Shooting in Palghar, India

On 31 July 2023, around 5 AM local time (23:30 GMT) on the
Mumbai Central–Jaipur Superfast Express train during its journey from Jaipur to Mumbai a Railway Protection Force (RPF) constable named Chetan Singh (aged 33) discharged a firearm resulting in four people losing their lives, including an Assistant Sub-Inspector (ASI). The incident took place near Palghar, a town in the western state of Maharashtra, approximately two hours away from Mumbai by train.

==Incident==
According to reports, Singh is alleged to have fired 12 rounds from his service rifle, resulting in the deaths of his colleague and a passenger. Afterward, it was reported that the suspect allegedly committed additional murders in two other train coaches. The victims were identified as RPF ASI Tika Ram Meena, aged 57, Abdul Kadar, aged 64, Asgar Abbas Ali, aged 48, and Syed Saifullah. Three passengers were reported to be of the Muslim faith while Ram Meena is reported to be of the Hindu faith.
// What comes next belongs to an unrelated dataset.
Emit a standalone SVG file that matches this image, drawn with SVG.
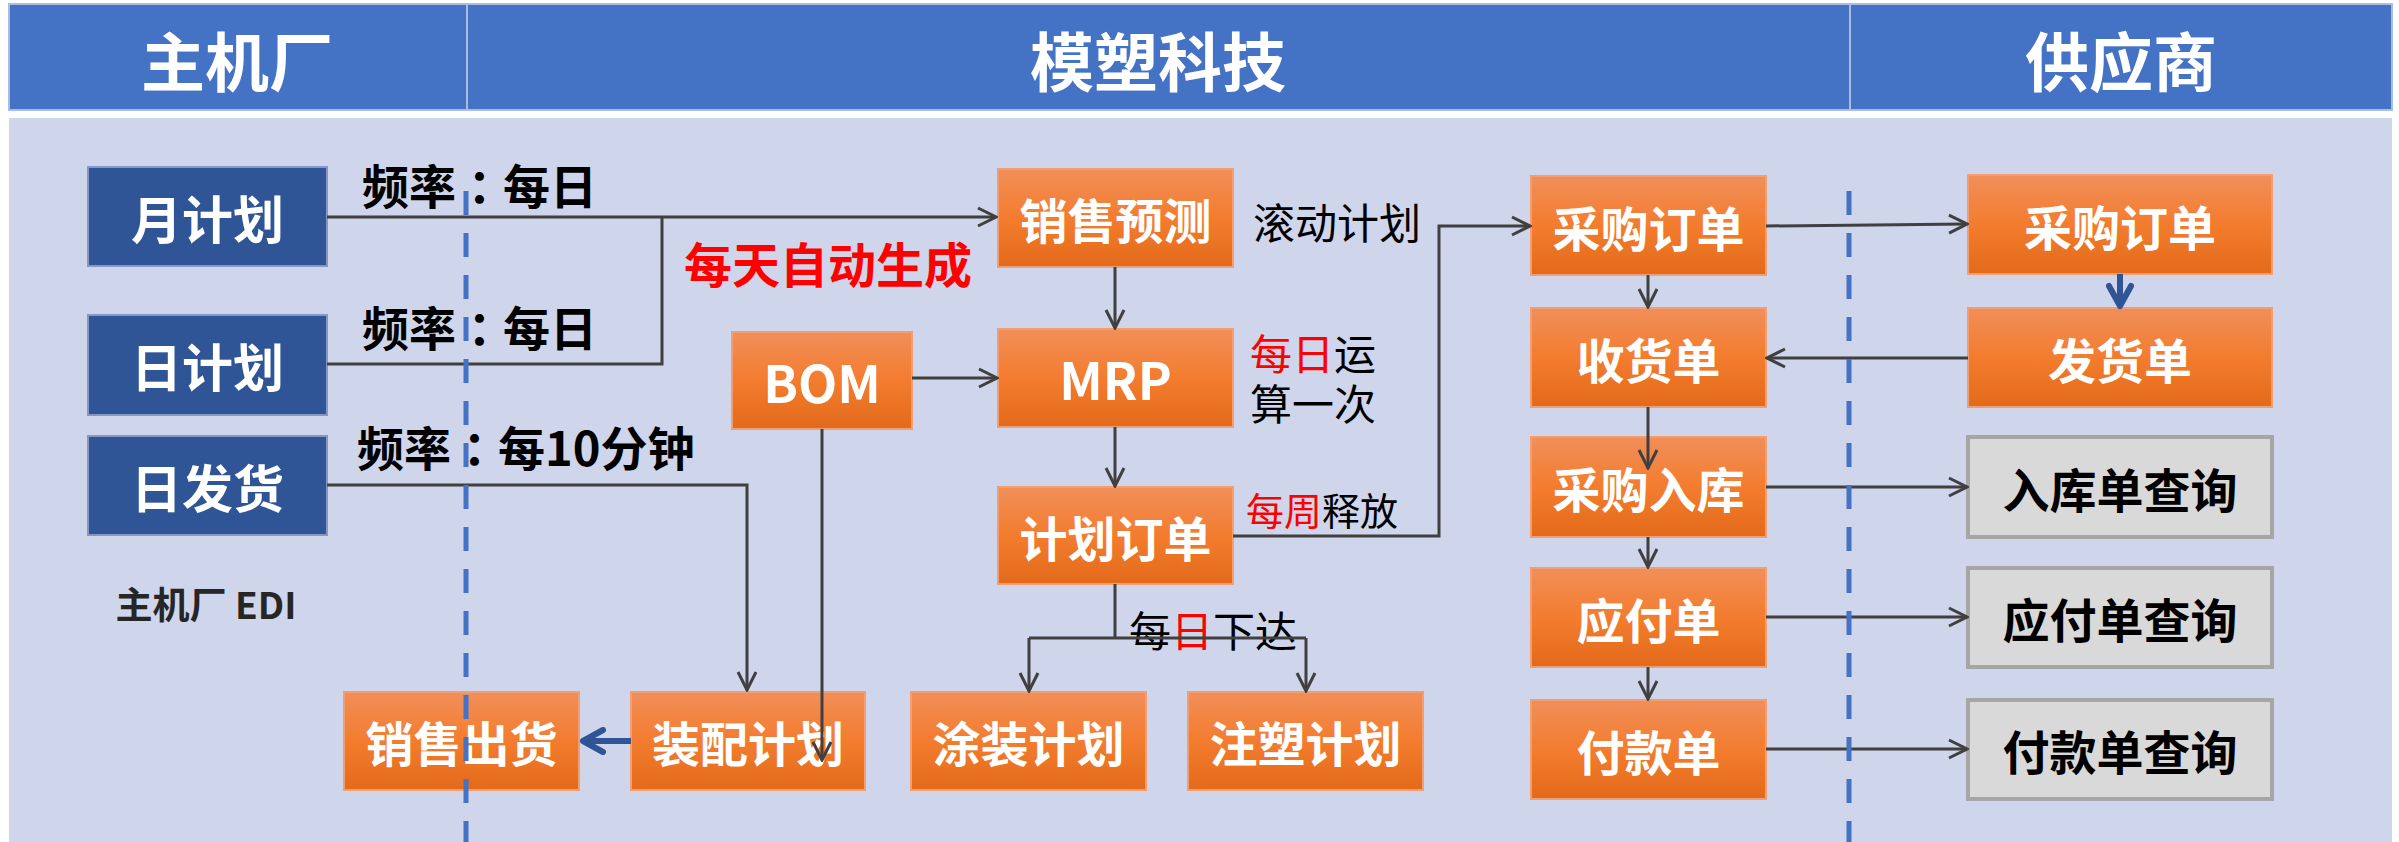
<svg xmlns="http://www.w3.org/2000/svg" width="2399" height="842" viewBox="0 0 2399 842">
<defs>
<linearGradient id="og" x1="0" y1="0" x2="0" y2="1">
<stop offset="0" stop-color="#F18F5A"/>
<stop offset="0.5" stop-color="#F37C2E"/>
<stop offset="1" stop-color="#E36A1A"/>
</linearGradient>
<marker id="ah" viewBox="0 0 22 22" refX="20" refY="11" markerWidth="22" markerHeight="22" markerUnits="userSpaceOnUse" orient="auto">
<path d="M2,2 L20,11 L2,20" fill="none" stroke="#404040" stroke-width="3"/>
</marker>
<marker id="bh" viewBox="0 0 28 28" refX="24" refY="14" markerWidth="28" markerHeight="28" markerUnits="userSpaceOnUse" orient="auto">
<path d="M4,3 L24,14 L4,25" fill="none" stroke="#2F5597" stroke-width="6" stroke-linecap="round" stroke-linejoin="round"/>
</marker>
<style>
.hd{fill:#4472C4;stroke:#A9BCE3;stroke-width:2}
.ht{font-family:"Noto Sans CJK SC","Noto Sans",sans-serif;font-weight:bold;font-size:64px;fill:#fff;text-anchor:middle;dominant-baseline:central}
.bb{fill:#2F5597;stroke:#8497C6;stroke-width:2}
.ob{fill:url(#og);stroke:#F29E70;stroke-width:2}
.gb{fill:#D9D9D9;stroke:#A6A6A6;stroke-width:4}
.wt{font-family:"Noto Sans CJK SC","Noto Sans",sans-serif;font-weight:bold;font-size:48px;fill:#fff;text-anchor:middle;dominant-baseline:central}
.wb{font-size:51px}
.kt{font-family:"Noto Sans CJK SC","Noto Sans",sans-serif;font-weight:bold;font-size:47px;fill:#000;text-anchor:middle;dominant-baseline:central}
.lb{font-family:"Noto Sans CJK SC","Noto Sans",sans-serif;font-weight:bold;font-size:47px;fill:#000;dominant-baseline:central}
.cl{font-family:"Noto Sans CJK JP","Noto Sans CJK SC",sans-serif}
.ln{font-family:"Noto Sans CJK SC","Noto Sans",sans-serif;font-size:42px;fill:#000;dominant-baseline:central}
.red{fill:#FF0000}
.cn{fill:none;stroke:#404040;stroke-width:3}
.bl{fill:none;stroke:#2F5597;stroke-width:6}
.ds{fill:none;stroke:#4472C4;stroke-width:5;stroke-dasharray:24 18}
</style>
</defs>
<rect x="0" y="0" width="2399" height="842" fill="#fff"/>
<g id="header">
<rect class="hd" x="9" y="4" width="458" height="106"/>
<rect class="hd" x="467" y="4" width="1383" height="106"/>
<rect class="hd" x="1850" y="4" width="542" height="106"/>
<text class="ht" x="237" y="58">主机厂</text>
<text class="ht" x="1158" y="58">模塑科技</text>
<text class="ht" x="2121" y="58">供应商</text>
</g>
<rect id="body" x="9" y="118" width="2383" height="724" fill="#CFD5EA"/>
<g id="n-yuejihua"><rect class="bb" x="88" y="167" width="239" height="99"/><text class="wt wb" x="207.5" y="216.5">月计划</text></g>
<g id="n-rijihua"><rect class="bb" x="88" y="315" width="239" height="100"/><text class="wt wb" x="207.5" y="365">日计划</text></g>
<g id="n-rifahuo"><rect class="bb" x="88" y="436" width="239" height="99"/><text class="wt wb" x="207.5" y="485.5">日发货</text></g>
<g id="n-xiaoshouyuce"><rect class="ob" x="998" y="169" width="235" height="98"/><text class="wt" x="1115.5" y="218">销售预测</text></g>
<g id="n-mrp"><rect class="ob" x="998" y="329" width="235" height="98"/><text class="wt wb" x="1115.5" y="378">MRP</text></g>
<g id="n-jihuadingdan"><rect class="ob" x="998" y="487" width="235" height="97"/><text class="wt" x="1115.5" y="535.5">计划订单</text></g>
<g id="n-bom"><rect class="ob" x="732" y="332" width="180" height="97"/><text class="wt wb" x="822" y="380.5">BOM</text></g>
<g id="n-xiaoshouchuhuo"><rect class="ob" x="344" y="692" width="235" height="98"/><text class="wt" x="461.5" y="741">销售出货</text></g>
<g id="n-zhuangpei"><rect class="ob" x="631" y="692" width="234" height="98"/><text class="wt" x="748" y="741">装配计划</text></g>
<g id="n-tuzhuang"><rect class="ob" x="911" y="692" width="235" height="98"/><text class="wt" x="1028.5" y="741">涂装计划</text></g>
<g id="n-zhusu"><rect class="ob" x="1188" y="692" width="235" height="98"/><text class="wt" x="1305.5" y="741">注塑计划</text></g>
<g id="n-caigoudingdan-l"><rect class="ob" x="1531" y="176" width="235" height="99"/><text class="wt" x="1648.5" y="225.5">采购订单</text></g>
<g id="n-shouhuodan"><rect class="ob" x="1531" y="308" width="235" height="99"/><text class="wt" x="1648.5" y="357.5">收货单</text></g>
<g id="n-caigouruku"><rect class="ob" x="1531" y="437" width="235" height="100"/><text class="wt" x="1648.5" y="487">采购入库</text></g>
<g id="n-yingfudan"><rect class="ob" x="1531" y="568" width="235" height="99"/><text class="wt" x="1648.5" y="617.5">应付单</text></g>
<g id="n-fukuandan"><rect class="ob" x="1531" y="700" width="235" height="99"/><text class="wt" x="1648.5" y="749.5">付款单</text></g>
<g id="n-caigoudingdan-r"><rect class="ob" x="1968" y="175" width="304" height="99"/><text class="wt" x="2120" y="224.5">采购订单</text></g>
<g id="n-fahuodan"><rect class="ob" x="1968" y="308" width="304" height="99"/><text class="wt" x="2120" y="357.5">发货单</text></g>
<g id="n-rukuchaxun"><rect class="gb" x="1968" y="437" width="304" height="100"/><text class="kt" x="2120" y="487">入库单查询</text></g>
<g id="n-yingfuchaxun"><rect class="gb" x="1968" y="568" width="304" height="99"/><text class="kt" x="2120" y="617.5">应付单查询</text></g>
<g id="n-fukuanchaxun"><rect class="gb" x="1968" y="700" width="304" height="99"/><text class="kt" x="2120" y="749.5">付款单查询</text></g>
<g id="labels">
<text class="lb" x="362" y="183.5">频率<tspan class="cl">：</tspan>每日</text>
<text class="lb" x="362" y="325.5">频率<tspan class="cl">：</tspan>每日</text>
<text class="lb" x="357" y="445.5">频率<tspan class="cl">：</tspan>每10分钟</text>
<text class="lb red" x="684" y="262" style="font-size:48px">每天自动生成</text>
<text class="lb" x="206" y="603" text-anchor="middle" style="font-size:37px;fill:#262626">主机厂 EDI</text>
<text class="ln" x="1253" y="220">滚动计划</text>
<text class="ln" x="1250" y="351"><tspan class="red">每日</tspan>运</text>
<text class="ln" x="1250" y="401">算一次</text>
<text class="ln" x="1246" y="508" style="font-size:38px"><tspan class="red">每周</tspan>释放</text>
<text class="ln" x="1129" y="628">每<tspan class="red">日</tspan>下达</text>
</g>
<g id="connectors">
<path class="cn" d="M327,217 H996" marker-end="url(#ah)"/>
<path class="cn" d="M327,364 H662 V217"/>
<path class="cn" d="M327,485 H747 V690" marker-end="url(#ah)"/>
<path class="cn" d="M1115,267 V328" marker-end="url(#ah)"/>
<path class="cn" d="M912,378 H997" marker-end="url(#ah)"/>
<path class="cn" d="M1115,427 V486" marker-end="url(#ah)"/>
<path class="cn" d="M822,429 V760" marker-end="url(#ah)"/>
<path class="cn" d="M1233,536 H1439 V226 H1530" marker-end="url(#ah)"/>
<path class="cn" d="M1115,584 V638"/>
<path class="cn" d="M1029,638 H1306"/>
<path class="cn" d="M1029,638 V691" marker-end="url(#ah)"/>
<path class="cn" d="M1306,638 V691" marker-end="url(#ah)"/>
<path class="bl" d="M631,741 H583" marker-end="url(#bh)"/>
<path class="cn" d="M1766,226 L1967,224" marker-end="url(#ah)"/>
<path class="bl" d="M2120,274 V306" marker-end="url(#bh)"/>
<path class="cn" d="M1968,358 H1767" marker-end="url(#ah)"/>
<path class="cn" d="M1648,275 V307" marker-end="url(#ah)"/>
<path class="cn" d="M1648,407 V468" marker-end="url(#ah)"/>
<path class="cn" d="M1648,537 V567" marker-end="url(#ah)"/>
<path class="cn" d="M1648,667 V699" marker-end="url(#ah)"/>
<path class="cn" d="M1766,487 H1967" marker-end="url(#ah)"/>
<path class="cn" d="M1766,617 H1967" marker-end="url(#ah)"/>
<path class="cn" d="M1766,749 H1967" marker-end="url(#ah)"/>
</g>
<g id="lanes">
<line class="ds" x1="466" y1="191" x2="466" y2="842"/>
<line class="ds" x1="1849" y1="191" x2="1849" y2="842"/>
</g>
</svg>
During the investigation, it was determined that Railway Protection Force (RPF) Constable Chetan Singh Chaudhary threatened a Muslim woman passenger wearing a burqa, coercing her to say "Jai Mata Di" at gunpoint aboard the Jaipur-Mumbai Central Superfast Express on July 31.

==Aftermath==
Following the incident, Singh was apprehended by the police after he activated the train's emergency alarm and fled the scene. Divisional Railway Manager Neeraj Kumar informed the media that efforts are underway to reach out to the affected families, and compensation will be provided to the next of kin.

==Reactions==
After the shooting incident, a video emerged on social media. In the video, Singh can be seen holding a rifle and standing beside a deceased bearded man with blood stains. The man in the video is heard making a statement: "They were being operated from Pakistan, and our media is providing them coverage. They are all aware. But I am telling you, if you wish to live and vote in Hindustan [India], there are only two names to consider - [Prime Minister Narendra] Modi and [Uttar Pradesh Chief Minister Adityanath] Yogi."

Asaduddin Owaisi and Srinivas BV shared the video, denouncing the incident as a "hate crime."